### [What is expected]
Print exactly the lines that run from the line containing "Emit a component" to the line containing "Chart.register(...registerables);", both included, and nothing else; pictures stay out.

-- start Dataset rows --

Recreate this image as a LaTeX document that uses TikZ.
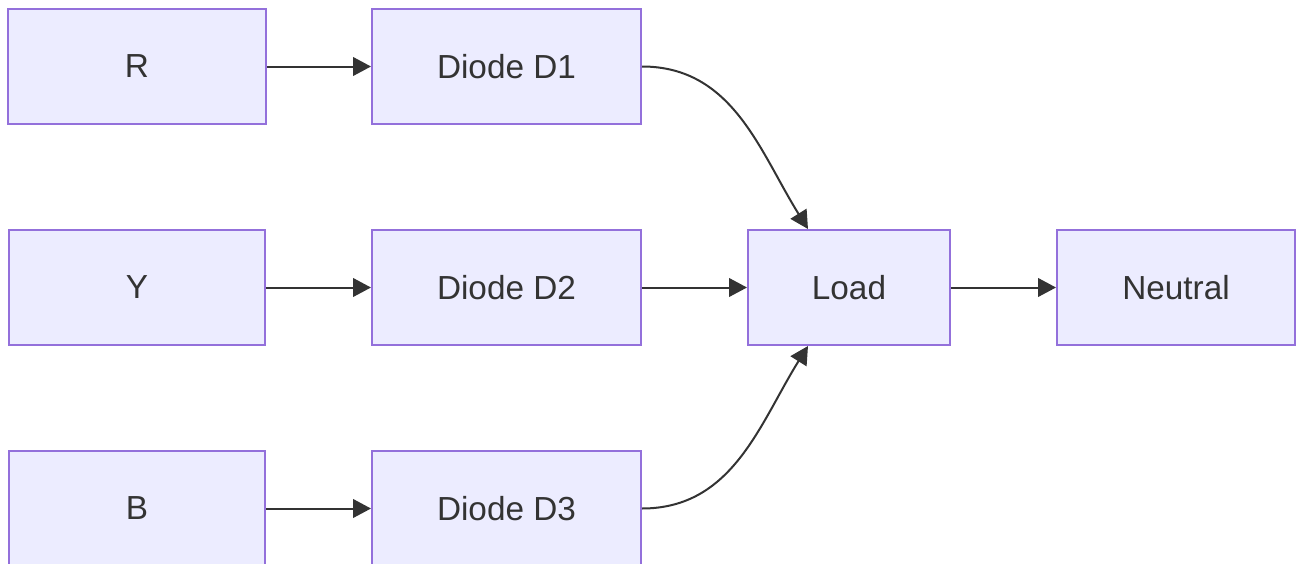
\documentclass[tikz,border=0pt]{standalone}
\usepackage{fontspec}
\setmainfont{Liberation Sans}
\usetikzlibrary{arrows.meta}
\definecolor{boxfill}{HTML}{ECECFF}
\definecolor{boxline}{HTML}{9370DB}
\definecolor{ink}{HTML}{333333}
\tikzstyle{block}=[draw=boxline,fill=boxfill,line width=1.5pt,minimum height=86.25pt,text=ink,font=\fontsize{25}{30}\selectfont,inner sep=0pt]
\tikzstyle{wire}=[draw=ink,line width=1.5pt,-{Triangle[length=13.5pt,width=14pt]}]

\begin{document}
\begin{tikzpicture}[x=0.75pt,y=-0.75pt]
  \useasboundingbox (0,0) rectangle (1297,564);
  % phases
  \node[block,minimum width=193.5pt] (r) at (137,66.5) {R};
  \node[block,minimum width=192pt] (y) at (137,287.5) {Y};
  \node[block,minimum width=192pt] (b) at (137,508.5) {B};
  % diodes
  \node[block,minimum width=201.75pt] (d1) at (506.5,66.5) {Diode D1};
  \node[block,minimum width=201.75pt] (d2) at (506.5,287.5) {Diode D2};
  \node[block,minimum width=201.75pt] (d3) at (506.5,508.5) {Diode D3};
  \node[block,minimum width=151.5pt] (load) at (849,287.5) {Load};
  \node[block,minimum width=178.5pt] (neutral) at (1176,287.5) {Neutral};

  \draw[wire] (r) -- (d1);
  \draw[wire] (y) -- (d2);
  \draw[wire] (b) -- (d3);
  \draw[wire] (d1.east) to[out=0,in=122] ([xshift=-30.75pt]load.north);
  \draw[wire] (d2) -- (load);
  \draw[wire] (d3.east) to[out=0,in=-122] ([xshift=-30.75pt]load.south);
  \draw[wire] (load) -- (neutral);
\end{tikzpicture}
\end{document}
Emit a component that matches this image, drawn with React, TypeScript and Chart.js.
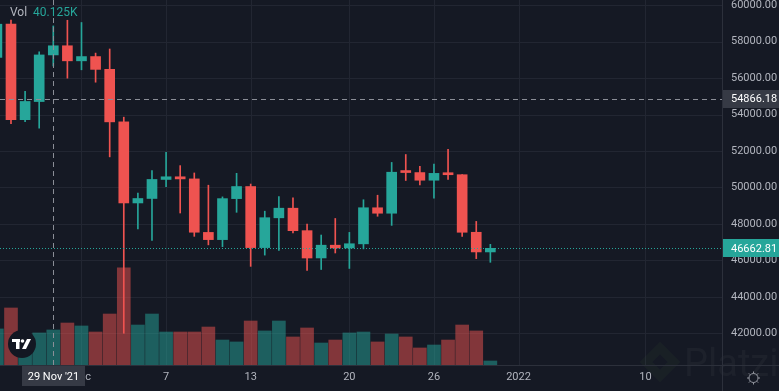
import React, { useEffect, useRef } from "react";
import { Chart, registerables } from "chart.js";

Chart.register(...registerables);

// Daily candles, 25 Nov 2021 .. 30 Dec 2021 (index 0 = 25 Nov)
const dayLabels = [
  "25 Nov", "26 Nov", "27 Nov", "28 Nov", "29 Nov", "30 Nov",
  "1 Dec", "2 Dec", "3 Dec", "4 Dec", "5 Dec", "6 Dec", "7 Dec", "8 Dec", "9 Dec", "10 Dec",
  "11 Dec", "12 Dec", "13 Dec", "14 Dec", "15 Dec", "16 Dec", "17 Dec", "18 Dec", "19 Dec", "20 Dec",
  "21 Dec", "22 Dec", "23 Dec", "24 Dec", "25 Dec", "26 Dec", "27 Dec", "28 Dec", "29 Dec", "30 Dec",
];
const openPrices = [
  57138, 58960, 53723, 54716, 57274, 57777, 56950, 57184, 56485, 53601, 49152, 49397, 50441, 50588,
  50471, 47535, 47140, 49389, 50053, 46702, 48336, 48864, 47632, 46134, 46834, 46682, 46908, 48887,
  48588, 50838, 50819, 50399, 50775, 50701, 47543, 46464,
];
const highPrices = [
  59398, 59183, 55280, 57445, 58865, 59176, 59053, 57375, 57600, 53859, 49699, 50929, 51936, 51200,
  50797, 50125, 49485, 50777, 50189, 48700, 49500, 49436, 47995, 47392, 48300, 47537, 49328, 49576,
  51375, 51810, 51156, 51280, 52088, 50704, 48139, 46880,
];
const lowPrices = [
  57000, 53500, 53610, 53256, 56666, 56000, 56458, 55777, 51680, 42000, 47727, 47100, 50039, 48600,
  47320, 46852, 46751, 48638, 45672, 46290, 46547, 47511, 45456, 45500, 46406, 45558, 46630, 48421,
  47920, 50384, 50142, 49412, 50449, 47313, 46096, 45895,
];
const closePrices = [
  58960, 53726, 54721, 57274, 57776, 56950, 57184, 56480, 53601, 49152, 49396, 50441, 50588, 50471,
  47545, 47140, 49389, 50053, 46702, 48343, 48864, 47632, 46131, 46834, 46681, 46914, 48889, 48588,
  50838, 50820, 50399, 50775, 50701, 47543, 46464, 46662.81,
];
// volume in thousands
const volumes = [
  41.3, 65.3, 33.2, 36.7, 40.125, 48.1, 44.7, 37.8, 58.4, 111.2, 45.8, 58.4, 37.8, 37.8, 37.8, 43.5,
  28.6, 26.4, 50.4, 39.0, 50.4, 32.1, 42.4, 25.2, 28.6, 36.7, 37.8, 26.4, 35.5, 32.1, 19.5, 22.9,
  28.6, 45.8, 39.0, 4.6,
];

const priceTicks = [42000, 44000, 46000, 48000, 50000, 52000, 54000, 56000, 58000, 60000];
const timeTickIndex = [6, 12, 18, 25, 31, 37, 46];
const timeTickLabels = ["Dec", "7", "13", "20", "26", "2022", "10"];

const crosshairIndex = 4;
const crosshairDateLabel = "29 Nov '21";
const crosshairPrice = 54866.18;
const lastPrice = 46662.81;
const volLabel = "40.125K";

const UP = "#26a69a";
const DOWN = "#ef5350";
const UP_VOL = "rgba(38,166,154,0.5)";
const DOWN_VOL = "rgba(239,83,80,0.5)";
const BG = "#151924";
const GRID = "#222632";
const BORDER = "#2c303b";
const TEXT = "#b2b5be";
const FONT = "Roboto, 'Noto Sans', sans-serif";

export default function App() {
  const ref = useRef<HTMLCanvasElement | null>(null);

  useEffect(() => {
    document.body.style.margin = "0";
    document.body.style.background = BG;
    const canvas = ref.current;
    if (!canvas) return;

    const isUp = closePrices.map((c, i) => c >= openPrices[i]);
    const bodies = closePrices.map((c, i) => ({ x: i, y: [openPrices[i], c] }));
    const wicks = closePrices.map((_, i) => ({ x: i, y: [lowPrices[i], highPrices[i]] }));
    const vols = volumes.map((v, i) => ({ x: i, y: v }));

    const decorations = {
      id: "tvDecor",
      beforeDraw(chart: any) {
        const ctx = chart.ctx;
        ctx.save();
        ctx.fillStyle = BG;
        ctx.fillRect(0, 0, chart.width, chart.height);
        ctx.restore();
      },
      beforeDatasetsDraw(chart: any) {
        const ctx = chart.ctx;
        const { left, right, top, bottom } = chart.chartArea;
        const xs = chart.scales.x;
        const ys = chart.scales.y;
        ctx.save();
        ctx.strokeStyle = GRID;
        ctx.lineWidth = 1;
        priceTicks.forEach((p) => {
          const y = Math.round(ys.getPixelForValue(p)) + 0.5;
          ctx.beginPath();
          ctx.moveTo(left, y);
          ctx.lineTo(right, y);
          ctx.stroke();
        });
        timeTickIndex.forEach((t) => {
          const x = Math.round(xs.getPixelForValue(t)) + 0.5;
          ctx.beginPath();
          ctx.moveTo(x, top);
          ctx.lineTo(x, bottom);
          ctx.stroke();
        });
        // faint watermark
        ctx.globalAlpha = 0.035;
        ctx.fillStyle = "#ffffff";
        ctx.font = `38px ${FONT}`;
        ctx.textBaseline = "middle";
        ctx.fillText("Platzi", 684, 366);
        ctx.strokeStyle = "#9be15d";
        ctx.lineWidth = 9;
        ctx.beginPath();
        ctx.moveTo(660, 348);
        ctx.lineTo(674, 362);
        ctx.lineTo(660, 376);
        ctx.lineTo(646, 362);
        ctx.closePath();
        ctx.stroke();
        ctx.restore();
      },
      afterDatasetsDraw(chart: any) {
        const ctx = chart.ctx;
        const { left, right, top, bottom } = chart.chartArea;
        const W = chart.width;
        const H = chart.height;
        const xs = chart.scales.x;
        const ys = chart.scales.y;
        ctx.save();

        // last price dotted line
        const yLast = Math.round(ys.getPixelForValue(lastPrice)) + 0.5;
        ctx.strokeStyle = UP;
        ctx.lineWidth = 1;
        ctx.setLineDash([1, 2]);
        ctx.beginPath();
        ctx.moveTo(left, yLast);
        ctx.lineTo(right, yLast);
        ctx.stroke();

        // crosshair
        const xC = Math.round(xs.getPixelForValue(crosshairIndex)) + 0.5;
        const yC = Math.round(ys.getPixelForValue(crosshairPrice)) + 0.5;
        ctx.strokeStyle = "#8b8e97";
        ctx.setLineDash([5, 4]);
        ctx.beginPath();
        ctx.moveTo(xC, top);
        ctx.lineTo(xC, bottom);
        ctx.stroke();
        ctx.beginPath();
        ctx.moveTo(left, yC);
        ctx.lineTo(right, yC);
        ctx.stroke();
        ctx.setLineDash([]);

        // axis separators
        ctx.strokeStyle = BORDER;
        ctx.beginPath();
        ctx.moveTo(Math.round(right) + 0.5, 0);
        ctx.lineTo(Math.round(right) + 0.5, H);
        ctx.stroke();
        ctx.beginPath();
        ctx.moveTo(0, Math.round(bottom) + 0.5);
        ctx.lineTo(W, Math.round(bottom) + 0.5);
        ctx.stroke();

        // price labels
        ctx.font = `11px ${FONT}`;
        ctx.textBaseline = "middle";
        ctx.textAlign = "left";
        ctx.fillStyle = TEXT;
        priceTicks.forEach((p) => {
          const y = ys.getPixelForValue(p);
          ctx.fillText(p.toFixed(2), right + 9, y);
        });

        // price boxes
        const box = (val: number, color: string) => {
          const y = ys.getPixelForValue(val);
          ctx.fillStyle = color;
          ctx.fillRect(right + 1, Math.round(y) - 9, W - right - 1, 18);
          ctx.fillStyle = "#ffffff";
          ctx.font = `11px ${FONT}`;
          ctx.fillText(val.toFixed(2), right + 9, y + 0.5);
        };
        box(crosshairPrice, "#363a45");
        box(lastPrice, UP);

        // time labels
        ctx.textAlign = "center";
        ctx.fillStyle = TEXT;
        ctx.font = `11px ${FONT}`;
        const yT = bottom + 12;
        timeTickIndex.forEach((t, i) => {
          ctx.fillText(timeTickLabels[i], xs.getPixelForValue(t), yT);
        });

        // crosshair date label
        ctx.fillStyle = "#363a45";
        ctx.fillRect(xC - 31.5, bottom + 1, 63, 20);
        ctx.fillStyle = "#ffffff";
        ctx.fillText(crosshairDateLabel, xC, yT);

        // volume legend
        ctx.textAlign = "left";
        ctx.font = `12px ${FONT}`;
        ctx.fillStyle = TEXT;
        ctx.fillText("Vol", 10, 13);
        ctx.fillStyle = UP;
        ctx.fillText(volLabel, 33, 13);

        // TradingView logo
        ctx.fillStyle = "#131722";
        ctx.beginPath();
        ctx.arc(22, 344, 14, 0, Math.PI * 2);
        ctx.fill();
        ctx.fillStyle = "#ffffff";
        ctx.fillRect(12, 339, 8, 3);
        ctx.fillRect(16, 339, 3.5, 10);
        ctx.beginPath();
        ctx.arc(22.5, 341, 1.8, 0, Math.PI * 2);
        ctx.fill();
        ctx.beginPath();
        ctx.moveTo(27, 339);
        ctx.lineTo(31, 339);
        ctx.lineTo(26, 349);
        ctx.lineTo(22, 349);
        ctx.closePath();
        ctx.fill();

        // settings gear
        ctx.strokeStyle = "#9598a1";
        ctx.lineWidth = 1;
        ctx.beginPath();
        ctx.arc(753.5, 378, 4.5, 0, Math.PI * 2);
        ctx.stroke();
        for (let k = 0; k < 8; k++) {
          const a = (k * Math.PI) / 4;
          ctx.beginPath();
          ctx.moveTo(753.5 + Math.cos(a) * 4.5, 378 + Math.sin(a) * 4.5);
          ctx.lineTo(753.5 + Math.cos(a) * 6.5, 378 + Math.sin(a) * 6.5);
          ctx.stroke();
        }

        ctx.restore();
      },
    };

    const chart = new Chart(canvas, {
      type: "bar",
      data: {
        labels: dayLabels,
        datasets: [
          {
            label: "body",
            data: bodies as any,
            backgroundColor: isUp.map((u) => (u ? UP : DOWN)),
            barThickness: 10,
            minBarLength: 2,
            grouped: false,
            order: 0,
            yAxisID: "y",
          } as any,
          {
            label: "wick",
            data: wicks as any,
            backgroundColor: isUp.map((u) => (u ? UP : DOWN)),
            barThickness: 1,
            grouped: false,
            order: 1,
            yAxisID: "y",
          } as any,
          {
            label: "volume",
            data: vols as any,
            backgroundColor: isUp.map((u) => (u ? UP_VOL : DOWN_VOL)),
            barThickness: 13,
            grouped: false,
            order: 2,
            yAxisID: "yv",
          } as any,
        ],
      },
      options: {
        responsive: false,
        maintainAspectRatio: false,
        animation: false,
        layout: { padding: { left: 0, right: 57, top: 0, bottom: 26 } },
        plugins: { legend: { display: false }, tooltip: { enabled: false } },
        scales: {
          x: { type: "linear", min: 0.22, max: 51.43, display: false, offset: false },
          y: { type: "linear", min: 40260, max: 60288, display: false },
          yv: { type: "linear", min: 0, max: 418, display: false },
        },
      } as any,
      plugins: [decorations],
    });

    return () => chart.destroy();
  }, []);

  return (
    <div style={{ width: 779, height: 391 }}>
      <canvas ref={ref} width={779} height={391} style={{ display: "block", width: 779, height: 391 }} />
    </div>
  );
}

-- end Dataset rows --

### [Solution]
Emit a component that matches this image, drawn with React, TypeScript and Chart.js.
import React, { useEffect, useRef } from "react";
import { Chart, registerables } from "chart.js";

Chart.register(...registerables);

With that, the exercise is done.